The “Classics” of Video Art (1965-1995) – New media

Former Fix Factory

The exhibition presented the first important core of 64 video art works by some of the “classic” artists of the genre , acquired by the Museum during 2000, covering the historical period between 1965-1995 and 4 digital works on CD-Rom.

The works of video art being presented can be understood as part of the broad horizon encompassed by post-representational trends, such as those fashioned in the second half of the 20th century, which have returned to reality itself in order to explore critically, contemplatively and poetically, human substance and essence within the network of its social, communicative, existential and transcultural relationships.

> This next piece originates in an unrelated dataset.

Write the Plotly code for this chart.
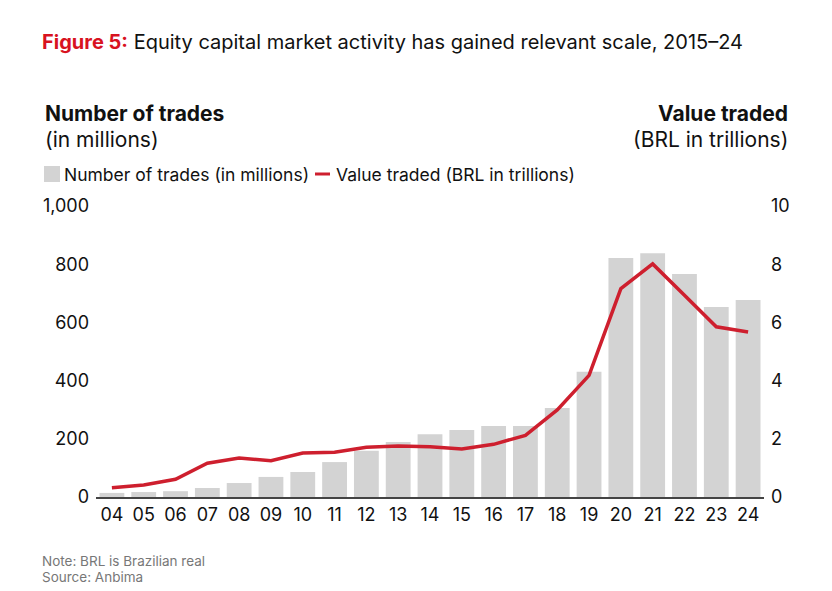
import plotly.graph_objects as go

years = ["04", "05", "06", "07", "08", "09", "10", "11", "12", "13", "14",
         "15", "16", "17", "18", "19", "20", "21", "22", "23", "24"]
# number of trades, in millions
trades = [14, 17, 20, 31, 48, 69, 86, 120, 159, 189, 216,
          230, 244, 244, 306, 430, 821, 838, 766, 653, 677]
# value traded, BRL in trillions
value_traded = [0.32, 0.41, 0.61, 1.16, 1.34, 1.25, 1.51, 1.54, 1.71, 1.75, 1.73,
                1.65, 1.81, 2.12, 2.99, 4.18, 7.16, 8.01, 6.93, 5.85, 5.67]

font_family = "Inter, Roboto, sans-serif"
red = "#CE1F2E"
bar_grey = "#D3D3D3"


# page pixel -> paper coords (page has an 8px body margin)
def px(x):
    return (x - 96) / 668


def py(y):
    return (497 - y) / 291


fig = go.Figure()
fig.add_trace(go.Bar(x=years, y=trades, name="Number of trades (in millions)",
                     marker=dict(color=bar_grey, line=dict(width=0))))
fig.add_trace(go.Scatter(x=years, y=value_traded, name="Value traded (BRL in trillions)",
                         yaxis="y2", mode="lines",
                         line=dict(color=red, width=3.5)))

fig.update_layout(
    width=824, height=583,
    margin=dict(l=88, r=68, t=198, b=94),
    paper_bgcolor="white", plot_bgcolor="white",
    font=dict(family=font_family, color="#111111", size=18),
    bargap=0.22,
    showlegend=False,
    xaxis=dict(type="category", range=[-0.5, 20.5], showgrid=False, ticks="",
               showline=True, linecolor="#444444", linewidth=2,
               tickfont=dict(size=18)),
    yaxis=dict(range=[0, 1000], tickvals=[0, 200, 400, 600, 800, 1000],
               ticktext=["0", "200", "400", "600", "800", "1,000"],
               showgrid=False, zeroline=False, showline=False, ticks="",
               ticklabelstandoff=6, tickfont=dict(size=18)),
    yaxis2=dict(range=[0, 10], tickvals=[0, 2, 4, 6, 8, 10], overlaying="y", side="right",
                showgrid=False, zeroline=False, showline=False, ticks="",
                ticklabelstandoff=6, tickfont=dict(size=18)),
)

# legend drawn by hand to get the tight spacing of the original
fig.add_shape(type="rect", xref="paper", yref="paper",
              x0=px(44), x1=px(60), y0=py(182), y1=py(166),
              fillcolor=bar_grey, line=dict(width=0))
fig.add_shape(type="line", xref="paper", yref="paper",
              x0=px(315), x1=px(330), y0=py(174), y1=py(174),
              line=dict(color=red, width=3))

annotations = [
    dict(text="<b><span style='color:#D8131F'>Figure 5:</span></b> Equity capital market activity has gained relevant scale, 2015–24",
         x=40, y=42, font=dict(size=20), xanchor="left"),
    dict(text="<b>Number of trades</b>", x=43, y=113, font=dict(size=21), xanchor="left"),
    dict(text="(in millions)", x=43, y=139, font=dict(size=21), xanchor="left"),
    dict(text="<b>Value traded</b>", x=790, y=113, font=dict(size=21), xanchor="right"),
    dict(text="(BRL in trillions)", x=790, y=139, font=dict(size=21), xanchor="right"),
    dict(text="Number of trades (in millions)", x=62, y=174, font=dict(size=17.5), xanchor="left"),
    dict(text="Value traded (BRL in trillions)", x=334, y=174, font=dict(size=17.5), xanchor="left"),
    dict(text="Note: BRL is Brazilian real", x=40, y=561, font=dict(size=13.5, color="#777777"), xanchor="left"),
    dict(text="Source: Anbima", x=40, y=577, font=dict(size=13.5, color="#777777"), xanchor="left"),
]
for a in annotations:
    fig.add_annotation(text=a["text"], xref="paper", yref="paper",
                       x=px(a["x"]), y=py(a["y"]),
                       xanchor=a["xanchor"], yanchor="middle",
                       showarrow=False, font=a["font"])

fig.write_html("out.html")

Video, with the multiplicity of potentials it offers, and particularly in the use and disruption of a host of codes simultaneously, among which are those of both the oral and written word, the voice, sound and their common matrix, silence, has likewise provided the opportunity for new and highly significant audio-visual games. Through the medium of recording, video became in the hands of these artists an exceptionally flexible and expressive instrument, in whose multiformity one recognizes the partial realization of the demand for the synthesis of the arts, as it was touched upon by Kandisnky at the very outset of modernism. It is true, nevertheless, that the disturbances, the gaps, the fissures and the fracturing of the image, of speech and sound, at times make many video works hermetic and hard to access. The difficulty involved in understanding some of these works is further increased by the fact that in contrast to the orderly flow of images found in the cinema, video permits distortions, reciprocal infiltrations, and simultaneous projection, and take more delight in daring intertextual references. Nonetheless, the receptive spectator, who enters the museum leaving his customary viewing habits outside the door, those which bias him toward more traditional visual forms, and first and foremost, the convention of direct and collective viewing and contact, will not be slow in rearing his reward. Looking, and then looking again at these works, he will come to make his own reading with the growing conviction that there is no single and excusive interpretation.